The insecticidal effects of fumigation on individual ingredients other than essential oils have also been reported. It has also been reported that bornyl acetate has an insecticidal effect upon fumigation and contact. Feng et al. [37] reported that the bornyl acetate, a major component of essential oils from the root of Valeriana officinalis L., had insecticidal and repellent effects on Liposcelis bostrychophila and Tribolium castaneum through fumigation and contact.
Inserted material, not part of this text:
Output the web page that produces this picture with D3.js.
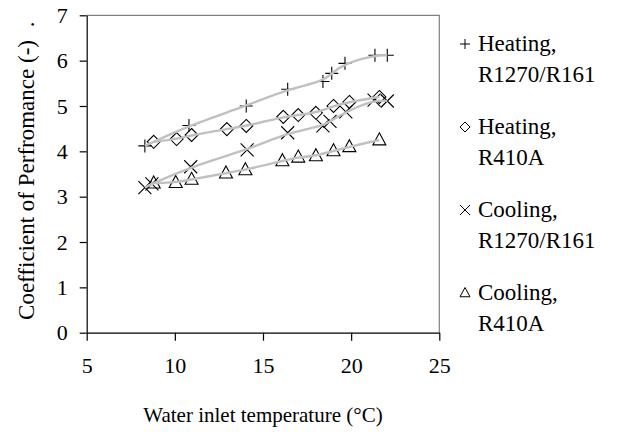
<!DOCTYPE html>
<html lang="en">
<head>
<meta charset="UTF-8">
<title>COP vs water inlet temperature</title>
<script src="https://d3js.org/d3.v7.min.js"></script>
<style>
  body { margin: 0; background: #fff; }
</style>
</head>
<body>
<script>
// data
const xTicks = [5, 10, 15, 20, 25];
const yTicks = [0, 1, 2, 3, 4, 5, 6, 7];

const heatR1270X = [8.3, 10.8, 14.05, 16.4, 18.4, 18.9, 19.65, 21.35, 22.05];
const heatR1270Y = [4.12, 4.57, 5.0, 5.37, 5.54, 5.72, 5.94, 6.12, 6.12];

const heatR410X = [8.8, 10.1, 10.95, 12.95, 14.05, 16.15, 17.0, 18.0, 19.0, 19.9, 21.6];
const heatR410Y = [4.21, 4.27, 4.36, 4.49, 4.56, 4.76, 4.8, 4.85, 5.0, 5.09, 5.2];

const coolR1270X = [8.3, 8.7, 10.9, 14.1, 16.4, 18.4, 18.8, 19.7, 21.3, 22.05];
const coolR1270Y = [3.2, 3.28, 3.66, 4.03, 4.41, 4.56, 4.66, 4.87, 5.13, 5.11];

const coolR410X = [8.8, 10.05, 10.95, 12.9, 14.0, 16.1, 17.0, 18.0, 19.0, 19.9, 21.6];
const coolR410Y = [3.3, 3.31, 3.38, 3.52, 3.59, 3.79, 3.87, 3.9, 4.01, 4.1, 4.25];

const seriesNames = [["Heating,", "R1270/R161"], ["Heating,", "R410A"], ["Cooling,", "R1270/R161"], ["Cooling,", "R410A"]];

const width = 644, height = 432;
const margin = { left: 86.7, right: 204.7, top: 15.3, bottom: 99.3 };
const serif = "Liberation Serif";

const svg = d3.select("body").append("svg")
  .attr("width", width)
  .attr("height", height);

const x = d3.scaleLinear().domain([5, 25]).range([margin.left, width - margin.right]);
const y = d3.scaleLinear().domain([0, 7]).range([height - margin.bottom, margin.top]);

// marker shapes (outline only)
function marker(kind, s) {
  if (kind === "plus") return `M${-s},0H${s}M0,${-s}V${s}`;
  if (kind === "diamond") return `M0,${-s}L${s},0L0,${s}L${-s},0Z`;
  if (kind === "cross") return `M${-s},${-s}L${s},${s}M${-s},${s}L${s},${-s}`;
  return `M0,${-s * 1.1}L${s},${s * 0.75}L${-s},${s * 0.75}Z`;
}

const series = [
  { kind: "plus", xs: heatR1270X, ys: heatR1270Y },
  { kind: "diamond", xs: heatR410X, ys: heatR410Y },
  { kind: "cross", xs: coolR1270X, ys: coolR1270Y },
  { kind: "triangle", xs: coolR410X, ys: coolR410Y }
].map((s, i) => ({ ...s, name: seriesNames[i], pts: s.xs.map((v, j) => [v, s.ys[j]]) }));

// top/right frame
svg.append("path")
  .attr("d", `M${x(5)},${y(7)}H${x(25)}V${y(0)}`)
  .attr("fill", "none")
  .attr("stroke", "#808080")
  .attr("stroke-width", 1.2);

// axes
const xAxis = svg.append("g")
  .attr("transform", `translate(0,${y(0)})`)
  .call(d3.axisBottom(x).tickValues(xTicks).tickSizeInner(8).tickSizeOuter(0).tickPadding(17));
const yAxis = svg.append("g")
  .attr("transform", `translate(${x(5)},0)`)
  .call(d3.axisLeft(y).tickValues(yTicks).tickFormat(d3.format("d")).tickSizeInner(7).tickSizeOuter(0).tickPadding(12));

[xAxis, yAxis].forEach(g => {
  g.attr("font-family", serif);
  g.select(".domain").attr("stroke", "#000").attr("stroke-width", 1.2);
  g.selectAll(".tick line").attr("stroke", "#000").attr("stroke-width", 1.2);
  g.selectAll(".tick text")
    .style("font-family", serif)
    .style("font-size", "22px")
    .attr("fill", "#000");
});

// markers
series.forEach(s => {
  svg.append("g").selectAll("path")
    .data(s.pts)
    .join("path")
    .attr("transform", d => `translate(${x(d[0])},${y(d[1])})`)
    .attr("d", marker(s.kind, 6.5))
    .attr("fill", "none")
    .attr("stroke", "#000")
    .attr("stroke-width", 1.1);
});

// gray trend lines
const line = d3.line().x(d => x(d[0])).y(d => y(d[1])).curve(d3.curveBasis);
series.forEach(s => {
  svg.append("path")
    .datum(s.pts.slice().sort((a, b) => a[0] - b[0]))
    .attr("d", line)
    .attr("fill", "none")
    .attr("stroke", "#c0c0c0")
    .attr("stroke-width", 2.4);
});

// axis titles
svg.append("text")
  .attr("x", (x(5) + x(25)) / 2)
  .attr("y", 422)
  .attr("text-anchor", "middle")
  .style("font-family", serif)
  .style("font-size", "21px")
  .text("Water inlet temperature (°C)");

svg.append("text")
  .attr("transform", `translate(34,${(y(0) + y(7)) / 2 + 6}) rotate(-90)`)
  .attr("text-anchor", "middle")
  .style("font-family", serif)
  .style("font-size", "23px")
  .text("Coefficient of Perfromance (-)");
svg.append("text")
  .attr("transform", `translate(34,${y(7) + 12}) rotate(-90)`)
  .style("font-family", serif)
  .style("font-size", "23px")
  .text(".");

// legend
const legend = svg.append("g");
series.forEach((s, i) => {
  const cy = 44 + i * 83;
  legend.append("path")
    .attr("transform", `translate(465,${cy})`)
    .attr("d", marker(s.kind, 5))
    .attr("fill", "none")
    .attr("stroke", "#000")
    .attr("stroke-width", 1);
  [s.name[0], s.name[1]].forEach((t, k) => {
    legend.append("text")
      .attr("x", 478)
      .attr("y", cy + 7 + k * 31)
      .style("font-family", serif)
      .style("font-size", "23px")
      .text(t);
  });
});
</script>
</body>
</html>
Pesticide formulations contain pesticidal active ingredients that control target pests, carriers such as organic solvents or mineral clays, surface-active ingredients such as stickers and dusting agents and/or stabilizers, dyes, and other components such as chemicals for improvement or enhancement [58]. In our study, tween 20 was applied as a surfactant, but if a specialized surfactant is applied in the future, the insecticidal power will be more substantial.
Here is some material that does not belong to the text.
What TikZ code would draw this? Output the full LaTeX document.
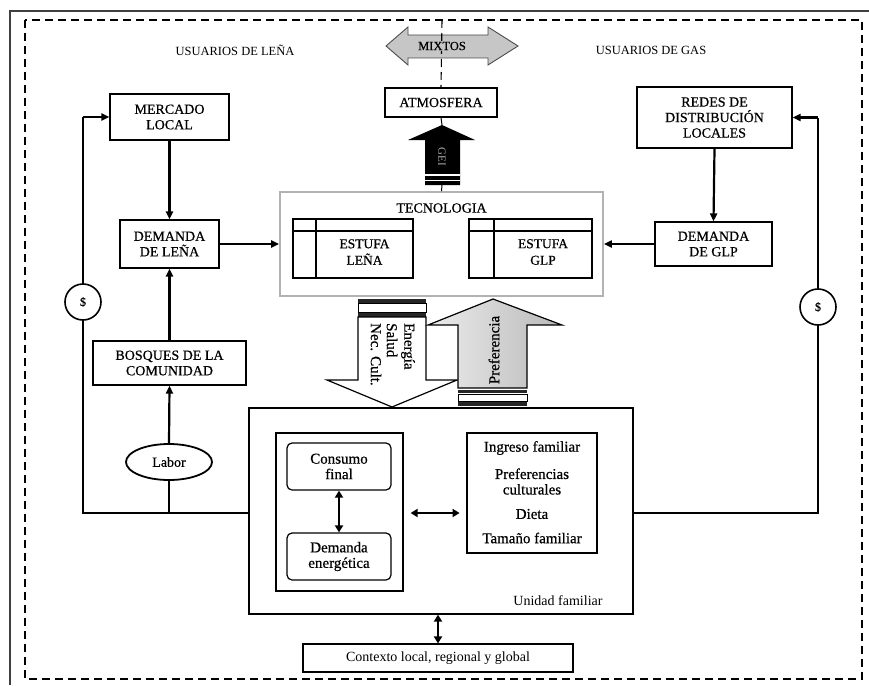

Figure 8 schematically shows the process of searching for a single monoterpene which would have an insecticidal effect on Myzus persicae through chemical profiling from the essential oil of T. occidentalis, which is known to have high antibacterial and insecticidal effects. The essential oil was extracted from T. occidentalis leaves by crushing and steam distillation, and terpinyl acetate and bornyl acetate, which have excellent insecticidal effects, were detected through chemical profiling using GC-MS. These two monoterpenes showed strong insecticidal effects as a result of two insecticidal activity assays: direct contact (spraying) and fumigation. As a result, it was possible to discover an individual compound with biological activity among the essential oil components composed of more than dozens of compounds. These substances showed similar activity to the insecticidal effect of the essential oil and showed an excellent insecticidal effect even with the addition of the surfactant. Finally, this study requires the development of formulations (e.g., sprays, fumigants etc.) that can improve insecticidal power and safety and reduce costs.

5. Conclusions

This study aimed to identify monoterpenes with potent insecticidal activities against peach aphids (Myzus persicae) through the metabolite profiling of T. occidentalis essential oils composed of various substances. Until now, the development of plant-derived insecticides has been studied for essential oils. However, in the future, for the delivery of natural insecticides and to increase the insecticidal activity through mixing with other insecticides, strong individual insecticidal ingredients will begin to be developed. Terpinyl acetate and bornyl acetate, which were detected through metabolite profiling using GC-MS, showed strong insecticidal activities against peach aphids. It was confirmed that these two compounds can be applied to eco-friendly components through mixing with surfactants. However, although our experiments have demonstrated efficacy on a small scale in the laboratory, a commercial scale analysis will be required. In addition, it is necessary to verify the insecticidal effect of terpinyl acetate and bornyl acetate on various pests and the off-target effect on beneficial insects (bees, parasitoids, and predators). It is also essential to verify a more accurate insecticidal mechanism and efficacy, chemical injury, persistence, environmental impacts, and correlation between cost and efficacy. However, this study is significant in that the T. occidentalis essential oil and individual monoterpenes, namely terpinyl acetate and bornyl acetate, have shown potential as new biological pesticide sources which are expected to be developed as eco-friendly biopesticides in the future.